▸ DATA LINES:
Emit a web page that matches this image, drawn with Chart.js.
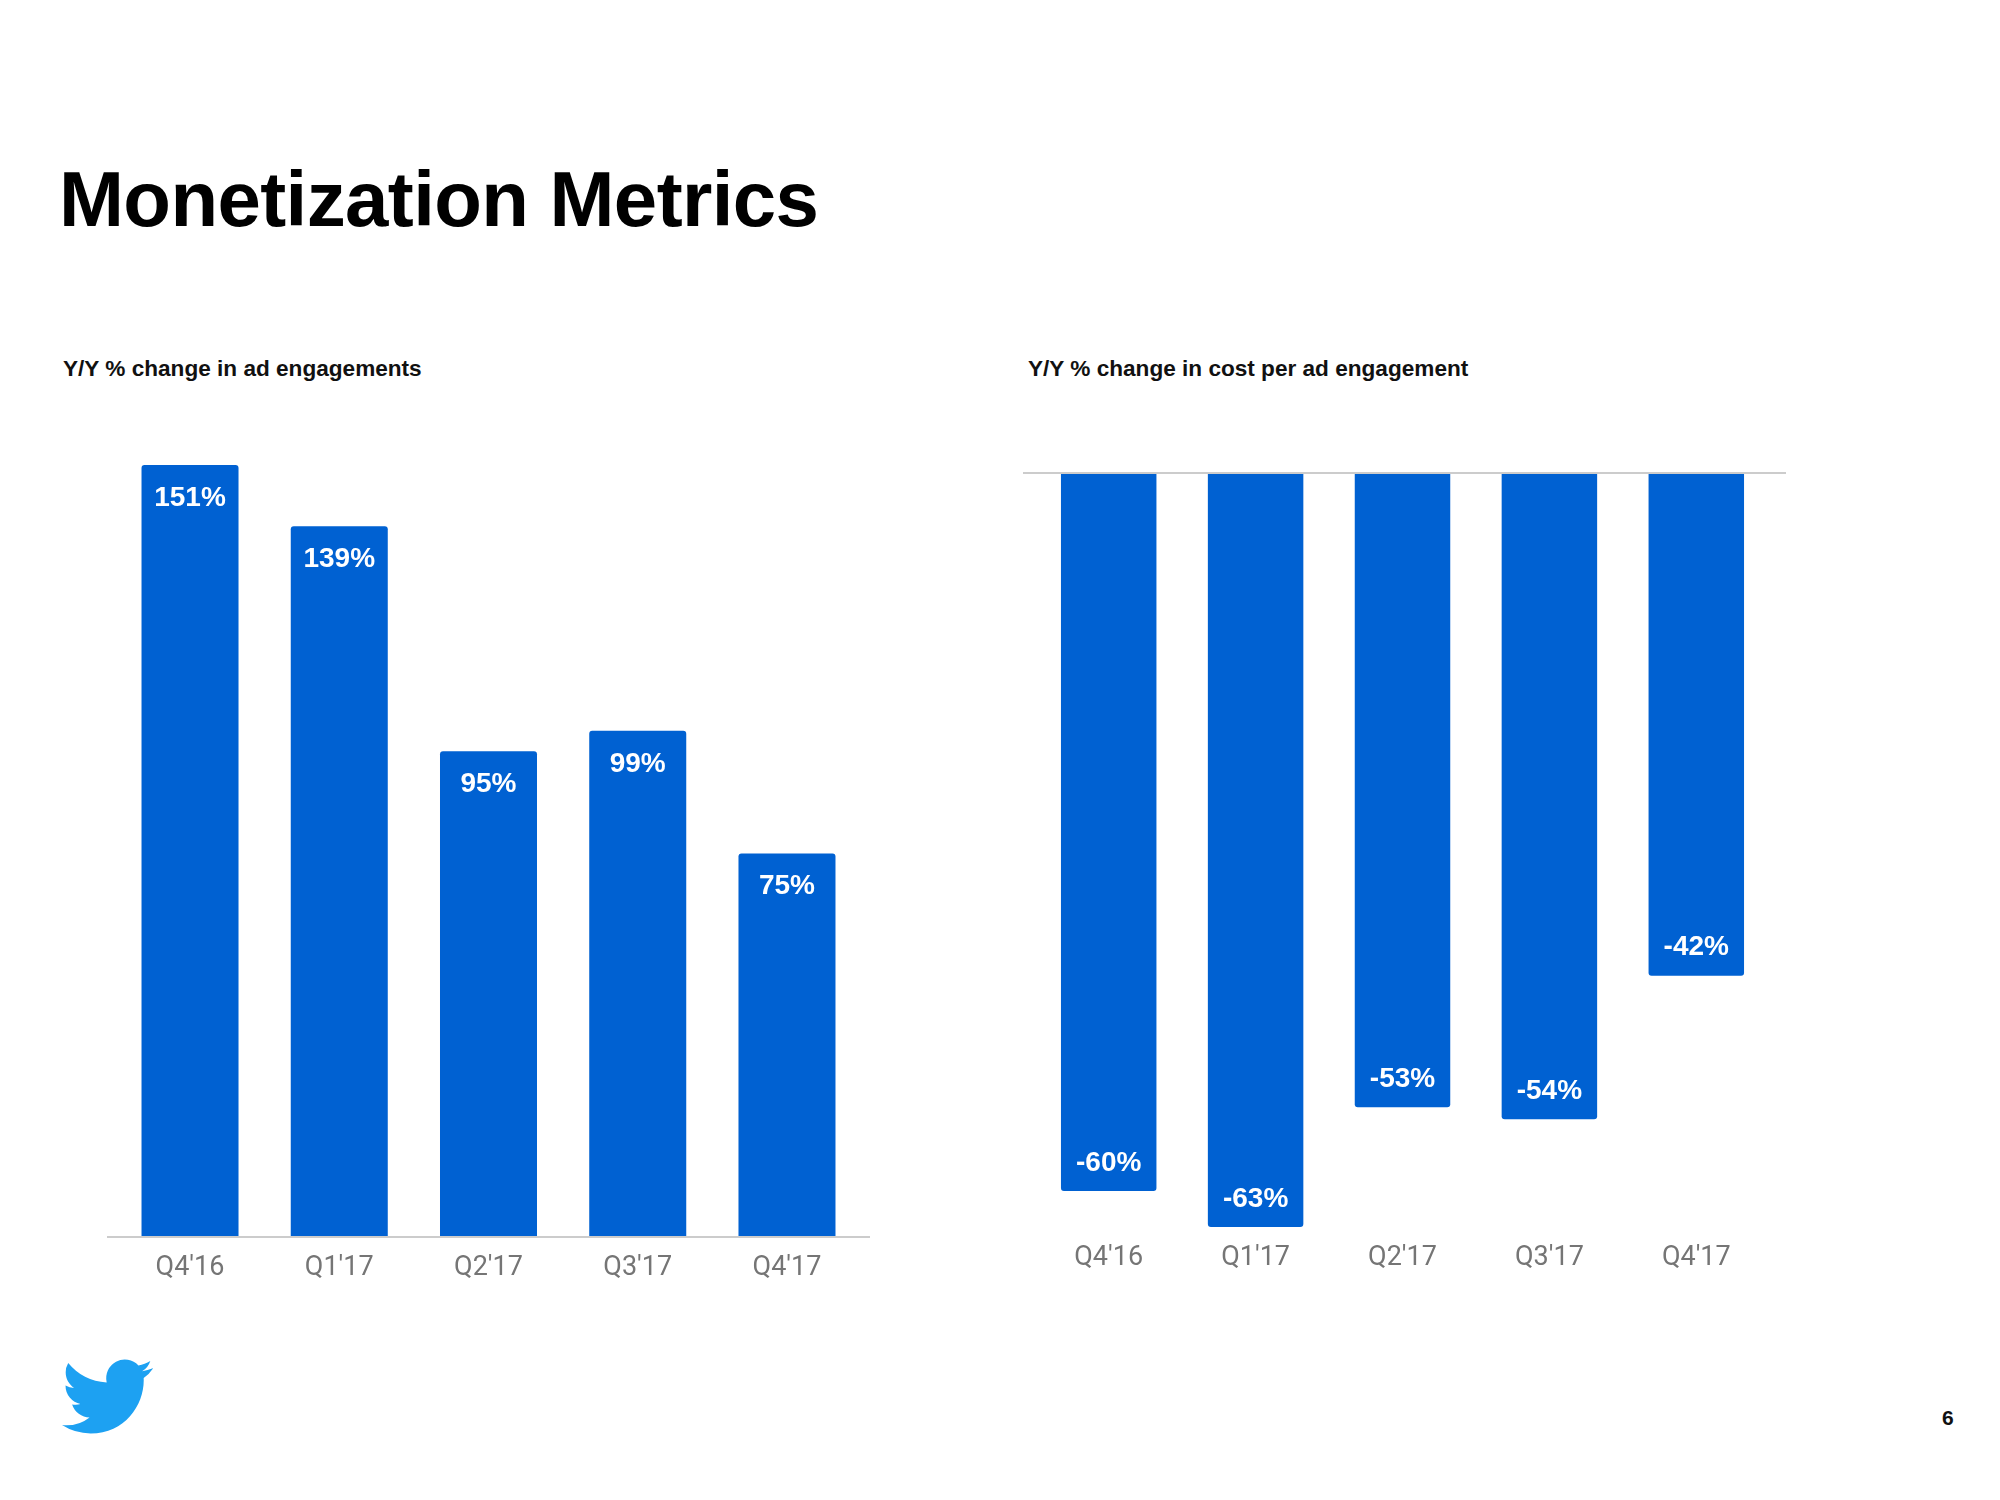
<!DOCTYPE html>
<html>
<head>
<meta charset="utf-8">
<script src="https://cdn.jsdelivr.net/npm/chart.js@4.4.1/dist/chart.umd.min.js"></script>
<style>
  html, body { margin: 0; padding: 0; background: #ffffff; width: 2000px; height: 1500px; overflow: hidden; }
  body { position: relative; font-family: "Liberation Sans", Arial, sans-serif; }
  .title { position: absolute; left: 59px; top: 154px; font-size: 78px; font-weight: bold; color: #000; line-height: normal; white-space: nowrap; letter-spacing: -0.6px; }
  .sub { position: absolute; top: 356px; font-size: 22.6px; font-weight: bold; color: #111; line-height: normal; white-space: nowrap; }
  .pagenum { position: absolute; left: 1942px; top: 1406px; font-size: 21px; font-weight: bold; color: #111; line-height: normal; }
  canvas { position: absolute; top: 0; }
  #logo { position: absolute; left: 62px; top: 1351px; width: 91px; height: 91px; }
</style>
</head>
<body>
<div class="title">Monetization Metrics</div>
<div class="sub" style="left:63px;">Y/Y % change in ad engagements</div>
<div class="sub" style="left:1028px;">Y/Y % change in cost per ad engagement</div>
<canvas id="c1" width="960" height="1320" style="left:0px;"></canvas>
<canvas id="c2" width="1040" height="1320" style="left:960px;"></canvas>
<svg id="logo" viewBox="0 0 24 24"><path fill="#1DA1F2" d="M23.953 4.57a10 10 0 01-2.825.775 4.958 4.958 0 002.163-2.723c-.951.555-2.005.959-3.127 1.184a4.92 4.92 0 00-8.384 4.482C7.690 8.095 4.067 6.130 1.640 3.162a4.822 4.822 0 00-.666 2.475c0 1.710.870 3.213 2.188 4.096a4.904 4.904 0 01-2.228-.616v.060a4.923 4.923 0 003.946 4.827 4.996 4.996 0 01-2.212.085 4.936 4.936 0 004.604 3.417 9.867 9.867 0 01-6.102 2.105c-.390 0-.779-.023-1.170-.067a13.995 13.995 0 007.557 2.209c9.053 0 13.998-7.496 13.998-13.985 0-.210 0-.420-.015-.630A9.935 9.935 0 0024 4.590z"/></svg>
<div class="pagenum">6</div>

<script>
// ---- data ----
const quarters = ["Q4'16", "Q1'17", "Q2'17", "Q3'17", "Q4'17"];
const adEngagementChange = [151, 139, 95, 99, 75];
const costPerEngagementChange = [-60, -63, -53, -54, -42];
const leftRange = [0, 151];
const rightRange = [-63, 0];

const BAR_COLOR = '#0061D2';

const baselinePlugin = {
  id: 'baseline',
  afterDatasetsDraw(chart, args, opts) {
    const { ctx, chartArea } = chart;
    const y = Math.round(chart.scales.y.getPixelForValue(0));
    ctx.save();
    ctx.strokeStyle = '#cccccc';
    ctx.lineWidth = 2;
    ctx.beginPath();
    ctx.moveTo(chartArea.left - opts.extLeft, y);
    ctx.lineTo(chartArea.right + opts.extRight, y);
    ctx.stroke();
    ctx.restore();
  }
};

const valueLabelPlugin = {
  id: 'valueLabels',
  afterDatasetsDraw(chart, args, opts) {
    const { ctx } = chart;
    const meta = chart.getDatasetMeta(0);
    const data = chart.data.datasets[0].data;
    ctx.save();
    ctx.fillStyle = '#ffffff';
    ctx.font = 'bold 28px "Liberation Sans", Arial, sans-serif';
    ctx.textAlign = 'center';
    ctx.textBaseline = 'middle';
    meta.data.forEach((bar, i) => {
      const v = data[i];
      const y = v >= 0 ? bar.y + opts.inset : bar.y - opts.inset;
      ctx.fillText(v + '%', bar.x, y);
    });
    ctx.restore();
  }
};

function makeChart(id, values, range, padding, ext, inset) {
  return new Chart(document.getElementById(id), {
    type: 'bar',
    data: {
      labels: quarters,
      datasets: [{
        data: values,
        backgroundColor: BAR_COLOR,
        borderRadius: 3,
        borderSkipped: 'start',
        categoryPercentage: 1.0,
        barPercentage: 0.65
      }]
    },
    options: {
      responsive: false,
      animation: false,
      devicePixelRatio: 1,
      layout: { padding: padding },
      plugins: {
        legend: { display: false },
        tooltip: { enabled: false },
        baseline: ext,
        valueLabels: { inset: inset }
      },
      scales: {
        x: {
          grid: { display: false, drawTicks: false, tickLength: 0 },
          border: { display: false },
          ticks: {
            color: '#757575',
            padding: 15,
            font: { family: 'Roboto', size: 27 }
          }
        },
        y: {
          display: false,
          min: range[0],
          max: range[1]
        }
      }
    },
    plugins: [baselinePlugin, valueLabelPlugin]
  });
}

makeChart('c1', adEngagementChange, leftRange,
  { left: 115.4, right: 98.4, top: 465, bottom: 20.6 },
  { extLeft: 8.4, extRight: 8.4 }, 33);

makeChart('c2', costPerEngagementChange, rightRange,
  { left: 75.25, right: 230.25, top: 473, bottom: 30.6 },
  { extLeft: 12.25, extRight: 16.25 }, 28);
</script>
</body>
</html>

▸ WHAT IS REQUIRED: Give back every line exactly as it stands, pictures excluded.

▸ FULL OUTPUT:
Emit a web page that matches this image, drawn with Chart.js.
<!DOCTYPE html>
<html>
<head>
<meta charset="utf-8">
<script src="https://cdn.jsdelivr.net/npm/chart.js@4.4.1/dist/chart.umd.min.js"></script>
<style>
  html, body { margin: 0; padding: 0; background: #ffffff; width: 2000px; height: 1500px; overflow: hidden; }
  body { position: relative; font-family: "Liberation Sans", Arial, sans-serif; }
  .title { position: absolute; left: 59px; top: 154px; font-size: 78px; font-weight: bold; color: #000; line-height: normal; white-space: nowrap; letter-spacing: -0.6px; }
  .sub { position: absolute; top: 356px; font-size: 22.6px; font-weight: bold; color: #111; line-height: normal; white-space: nowrap; }
  .pagenum { position: absolute; left: 1942px; top: 1406px; font-size: 21px; font-weight: bold; color: #111; line-height: normal; }
  canvas { position: absolute; top: 0; }
  #logo { position: absolute; left: 62px; top: 1351px; width: 91px; height: 91px; }
</style>
</head>
<body>
<div class="title">Monetization Metrics</div>
<div class="sub" style="left:63px;">Y/Y % change in ad engagements</div>
<div class="sub" style="left:1028px;">Y/Y % change in cost per ad engagement</div>
<canvas id="c1" width="960" height="1320" style="left:0px;"></canvas>
<canvas id="c2" width="1040" height="1320" style="left:960px;"></canvas>
<svg id="logo" viewBox="0 0 24 24"><path fill="#1DA1F2" d="M23.953 4.57a10 10 0 01-2.825.775 4.958 4.958 0 002.163-2.723c-.951.555-2.005.959-3.127 1.184a4.92 4.92 0 00-8.384 4.482C7.690 8.095 4.067 6.130 1.640 3.162a4.822 4.822 0 00-.666 2.475c0 1.710.870 3.213 2.188 4.096a4.904 4.904 0 01-2.228-.616v.060a4.923 4.923 0 003.946 4.827 4.996 4.996 0 01-2.212.085 4.936 4.936 0 004.604 3.417 9.867 9.867 0 01-6.102 2.105c-.390 0-.779-.023-1.170-.067a13.995 13.995 0 007.557 2.209c9.053 0 13.998-7.496 13.998-13.985 0-.210 0-.420-.015-.630A9.935 9.935 0 0024 4.590z"/></svg>
<div class="pagenum">6</div>

<script>
// ---- data ----
const quarters = ["Q4'16", "Q1'17", "Q2'17", "Q3'17", "Q4'17"];
const adEngagementChange = [151, 139, 95, 99, 75];
const costPerEngagementChange = [-60, -63, -53, -54, -42];
const leftRange = [0, 151];
const rightRange = [-63, 0];

const BAR_COLOR = '#0061D2';

const baselinePlugin = {
  id: 'baseline',
  afterDatasetsDraw(chart, args, opts) {
    const { ctx, chartArea } = chart;
    const y = Math.round(chart.scales.y.getPixelForValue(0));
    ctx.save();
    ctx.strokeStyle = '#cccccc';
    ctx.lineWidth = 2;
    ctx.beginPath();
    ctx.moveTo(chartArea.left - opts.extLeft, y);
    ctx.lineTo(chartArea.right + opts.extRight, y);
    ctx.stroke();
    ctx.restore();
  }
};

const valueLabelPlugin = {
  id: 'valueLabels',
  afterDatasetsDraw(chart, args, opts) {
    const { ctx } = chart;
    const meta = chart.getDatasetMeta(0);
    const data = chart.data.datasets[0].data;
    ctx.save();
    ctx.fillStyle = '#ffffff';
    ctx.font = 'bold 28px "Liberation Sans", Arial, sans-serif';
    ctx.textAlign = 'center';
    ctx.textBaseline = 'middle';
    meta.data.forEach((bar, i) => {
      const v = data[i];
      const y = v >= 0 ? bar.y + opts.inset : bar.y - opts.inset;
      ctx.fillText(v + '%', bar.x, y);
    });
    ctx.restore();
  }
};

function makeChart(id, values, range, padding, ext, inset) {
  return new Chart(document.getElementById(id), {
    type: 'bar',
    data: {
      labels: quarters,
      datasets: [{
        data: values,
        backgroundColor: BAR_COLOR,
        borderRadius: 3,
        borderSkipped: 'start',
        categoryPercentage: 1.0,
        barPercentage: 0.65
      }]
    },
    options: {
      responsive: false,
      animation: false,
      devicePixelRatio: 1,
      layout: { padding: padding },
      plugins: {
        legend: { display: false },
        tooltip: { enabled: false },
        baseline: ext,
        valueLabels: { inset: inset }
      },
      scales: {
        x: {
          grid: { display: false, drawTicks: false, tickLength: 0 },
          border: { display: false },
          ticks: {
            color: '#757575',
            padding: 15,
            font: { family: 'Roboto', size: 27 }
          }
        },
        y: {
          display: false,
          min: range[0],
          max: range[1]
        }
      }
    },
    plugins: [baselinePlugin, valueLabelPlugin]
  });
}

makeChart('c1', adEngagementChange, leftRange,
  { left: 115.4, right: 98.4, top: 465, bottom: 20.6 },
  { extLeft: 8.4, extRight: 8.4 }, 33);

makeChart('c2', costPerEngagementChange, rightRange,
  { left: 75.25, right: 230.25, top: 473, bottom: 30.6 },
  { extLeft: 12.25, extRight: 16.25 }, 28);
</script>
</body>
</html>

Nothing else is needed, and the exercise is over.